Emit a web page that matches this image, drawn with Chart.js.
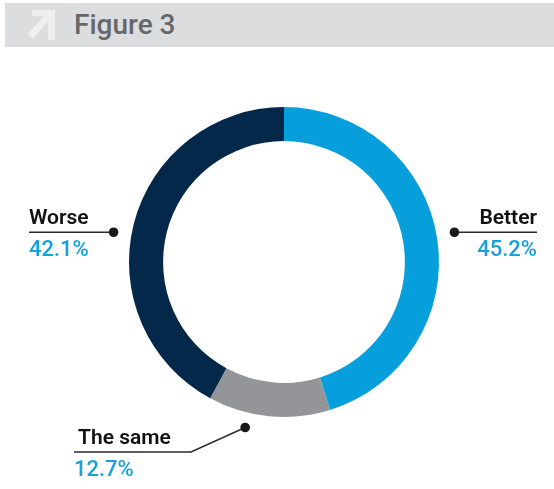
<!DOCTYPE html>
<html>
<head>
<meta charset="utf-8">
<script src="https://cdn.jsdelivr.net/npm/chart.js@4"></script>
<style>
  html, body { margin: 0; padding: 0; background: #ffffff; }
  body { width: 554px; height: 489px; position: relative; overflow: hidden; font-family: Roboto, "Noto Sans", sans-serif; }
  #hdr { position: absolute; left: 5px; top: 3px; width: 549px; height: 44px; background: #dcdddf; }
  #hdr svg { position: absolute; left: 22px; top: 7px; }
  #hdr span { position: absolute; left: 69px; top: 5px; font-size: 28px; font-weight: 500; color: #666769; letter-spacing: 0px; }
  #wrap { position: absolute; left: 0; top: 0; width: 554px; height: 489px; }
</style>
</head>
<body>
<div id="hdr">
  <svg width="30" height="32" viewBox="0 0 30 32">
    <polygon points="5,0 28,0 28,30 21,30 21,11 6,29 1,24 17,6 5,6" fill="#eeeff0"/>
  </svg>
  <span>Figure 3</span>
</div>
<div id="wrap"><canvas id="c" width="554" height="489"></canvas></div>
<script>
const categories = ["Better", "The same", "Worse"];
const values = [45.2, 12.7, 42.1];
const valueLabels = ["45.2%", "12.7%", "42.1%"];
const colors = ["#069fdb", "#939598", "#03284a"];

// label layout (styling only): angle of the dot (deg, clockwise from top), side, and elbow
const labelLayout = [
  { angle: 80.1, r: 173, side: "right", endX: 537, textX: 537, elbow: null },
  { angle: 193.2, r: 170, side: "left", endX: 74, textX: 78, elbow: { x: 191, y: 452 } },
  { angle: 279.9, r: 173, side: "left", endX: 29, textX: 29, elbow: null }
];

const labelPlugin = {
  id: "leaderLabels",
  afterDatasetsDraw(chart) {
    const ctx = chart.ctx;
    const meta = chart.getDatasetMeta(0);
    meta.data.forEach((arc, i) => {
      const L = labelLayout[i];
      const a = (L.angle - 90) * Math.PI / 180;
      const dx = arc.x + Math.cos(a) * L.r;
      const dy = arc.y + Math.sin(a) * L.r;
      ctx.save();
      ctx.strokeStyle = "#2b2b2b";
      ctx.lineWidth = 1.5;
      ctx.beginPath();
      ctx.moveTo(dx, dy);
      let lineY = dy;
      if (L.elbow) {
        ctx.lineTo(L.elbow.x, L.elbow.y);
        lineY = L.elbow.y;
        ctx.lineTo(L.endX, lineY);
      } else {
        ctx.lineTo(L.endX, lineY);
      }
      ctx.stroke();
      ctx.fillStyle = "#1a1a1a";
      ctx.beginPath();
      ctx.arc(dx, dy, 4.8, 0, Math.PI * 2);
      ctx.fill();
      ctx.textAlign = L.side === "right" ? "right" : "left";
      ctx.textBaseline = "alphabetic";
      ctx.font = "600 21px Roboto";
      ctx.fillStyle = "#111111";
      ctx.fillText(categories[i], L.textX, lineY - 8);
      ctx.font = "500 22px Roboto";
      ctx.fillStyle = "#16a0dc";
      ctx.fillText(valueLabels[i], L.endX, lineY + 24);
      ctx.restore();
    });
  }
};

new Chart(document.getElementById("c"), {
  type: "doughnut",
  data: {
    labels: categories,
    datasets: [{
      data: values,
      backgroundColor: colors,
      borderWidth: 0,
      hoverOffset: 0
    }]
  },
  options: {
    responsive: false,
    animation: false,
    cutout: "78%",
    layout: { padding: { left: 129, top: 107, right: 115, bottom: 72 } },
    plugins: { legend: { display: false }, tooltip: { enabled: false } },
    events: []
  },
  plugins: [labelPlugin]
});
</script>
</body>
</html>
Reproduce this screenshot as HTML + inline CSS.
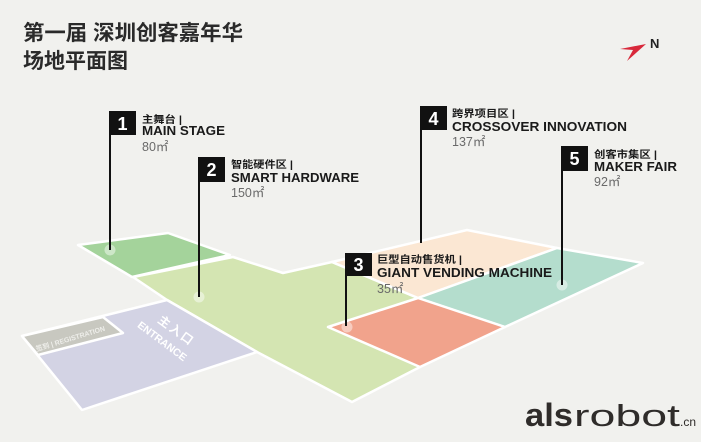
<!DOCTYPE html>
<html><head><meta charset="utf-8"><style>
html,body{margin:0;padding:0;background:#f1f1ee;}
svg{display:block;}
text{font-family:"Liberation Sans","Noto Sans CJK SC",sans-serif;}
</style></head><body>
<svg width="701" height="442" viewBox="0 0 701 442" xmlns="http://www.w3.org/2000/svg">
<rect x="0" y="0" width="701" height="442" fill="#f1f1ee"/>
<!-- title -->
<text x="23" y="40" font-size="21" font-weight="bold" fill="#2a2a2a" textLength="220" lengthAdjust="spacingAndGlyphs">第一届 深圳创客嘉年华</text>
<text x="23" y="68" font-size="21" font-weight="bold" fill="#2a2a2a" textLength="105" lengthAdjust="spacingAndGlyphs">场地平面图</text>
<!-- north -->
<polygon points="620,49 646,44 627,61 633,50" fill="#d8283a"/>
<text x="650" y="48" font-size="13" font-weight="bold" fill="#222">N</text>

<g stroke="#ffffff" stroke-width="2.5" stroke-linejoin="round">
<!-- light green big -->
<polygon points="133,277 233,257 283,273 332,262 418,298 420,367 352,402 257,352 167,300" fill="#d4e5b2"/>
<!-- dark green -->
<polygon points="78,245 168,233 230,255 132,277" fill="#a4d39b"/>
<!-- peach -->
<polygon points="332,262 467,230 557,248 418,298" fill="#fbe7d3"/>
<!-- teal -->
<polygon points="418,298 557,248 643,263 505,327" fill="#b4ddcd"/>
<!-- red -->
<polygon points="328,327 418,298 505,327 420,367" fill="#f1a38c"/>
<!-- purple entrance -->
<polygon points="22,336 167,300 257,352 82,410" fill="#d3d3e4"/>
<!-- registration -->
<polygon points="22,336 103,317 123,333 38,355" fill="#c8c8c0"/>
</g>

<!-- entrance labels -->
<text transform="translate(174,334) rotate(36)" font-size="12" font-weight="bold" fill="#ffffff" text-anchor="middle" letter-spacing="2">主入口</text>
<text transform="translate(160,344) rotate(37)" font-size="10.5" font-weight="bold" fill="#ffffff" text-anchor="middle">ENTRANCE</text>
<text transform="translate(71,341) rotate(-17)" font-size="7" font-weight="bold" fill="#eeeeea" text-anchor="middle" textLength="72" lengthAdjust="spacingAndGlyphs">签到 | REGISTRATION</text>

<!-- dots -->
<g fill="#ffffff" fill-opacity="0.45">
<circle cx="110" cy="250" r="5.5"/>
<circle cx="199" cy="297" r="5.5"/>
<circle cx="562" cy="285" r="5.5"/>
<circle cx="347" cy="327" r="5.5"/>
</g>

<!-- poles -->
<g stroke="#111" stroke-width="2">
<line x1="110" y1="111" x2="110" y2="250"/>
<line x1="199" y1="157" x2="199" y2="297"/>
<line x1="421" y1="106" x2="421" y2="243"/>
<line x1="562" y1="146" x2="562" y2="285"/>
<line x1="346" y1="253" x2="346" y2="326"/>
</g>

<!-- flag boxes -->
<g fill="#111">
<rect x="109" y="111" width="27" height="24"/>
<rect x="198" y="157" width="27" height="25"/>
<rect x="420" y="106" width="27" height="24"/>
<rect x="561" y="146" width="27" height="25"/>
<rect x="345" y="253" width="27" height="23"/>
</g>
<g fill="#ffffff" font-size="18" font-weight="bold" text-anchor="middle">
<text x="122.5" y="130">1</text>
<text x="211.5" y="176">2</text>
<text x="433.5" y="125">4</text>
<text x="574.5" y="165">5</text>
<text x="358.5" y="271">3</text>
</g>

<!-- labels -->
<g fill="#1a1a1a" font-weight="bold">
<text x="142" y="123" font-size="10" textLength="40" lengthAdjust="spacingAndGlyphs">主舞台 |</text>
<text x="142" y="135" font-size="13" textLength="83" lengthAdjust="spacingAndGlyphs">MAIN STAGE</text>

<text x="231" y="168" font-size="10" textLength="62" lengthAdjust="spacingAndGlyphs">智能硬件区 |</text>
<text x="231" y="182" font-size="13" textLength="128" lengthAdjust="spacingAndGlyphs">SMART HARDWARE</text>

<text x="452" y="117" font-size="10" textLength="63" lengthAdjust="spacingAndGlyphs">跨界项目区 |</text>
<text x="452" y="131" font-size="13" textLength="175" lengthAdjust="spacingAndGlyphs">CROSSOVER INNOVATION</text>

<text x="594" y="158" font-size="10" textLength="63" lengthAdjust="spacingAndGlyphs">创客市集区 |</text>
<text x="594" y="171" font-size="13" textLength="83" lengthAdjust="spacingAndGlyphs">MAKER FAIR</text>

<text x="377" y="263" font-size="10" textLength="85" lengthAdjust="spacingAndGlyphs">巨型自动售货机 |</text>
<text x="377" y="277" font-size="13" textLength="175" lengthAdjust="spacingAndGlyphs">GIANT VENDING MACHINE</text>
</g>
<g fill="#6a6a6a" font-size="12.5">
<text x="142" y="151">80㎡</text>
<text x="231" y="197">150㎡</text>
<text x="452" y="146">137㎡</text>
<text x="594" y="186">92㎡</text>
<text x="377" y="293">35㎡</text>
</g>

<!-- logo -->
<text x="525" y="426" font-size="32" font-weight="bold" fill="#2f2c2a" textLength="48" lengthAdjust="spacingAndGlyphs">als</text>
<text x="574" y="426" font-size="31" fill="#2f2c2a" textLength="106" lengthAdjust="spacingAndGlyphs">robot</text>
<text x="680" y="426" font-size="12" fill="#2f2c2a">.cn</text>
</svg>
</body></html>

-=-=-=-=-

What you should do:
Search the lines for the string "this" and copy every line that has it.

Worked solution:
Emit a web page that matches this image, drawn with Chart.js.
Reproduce this screenshot as HTML + inline CSS.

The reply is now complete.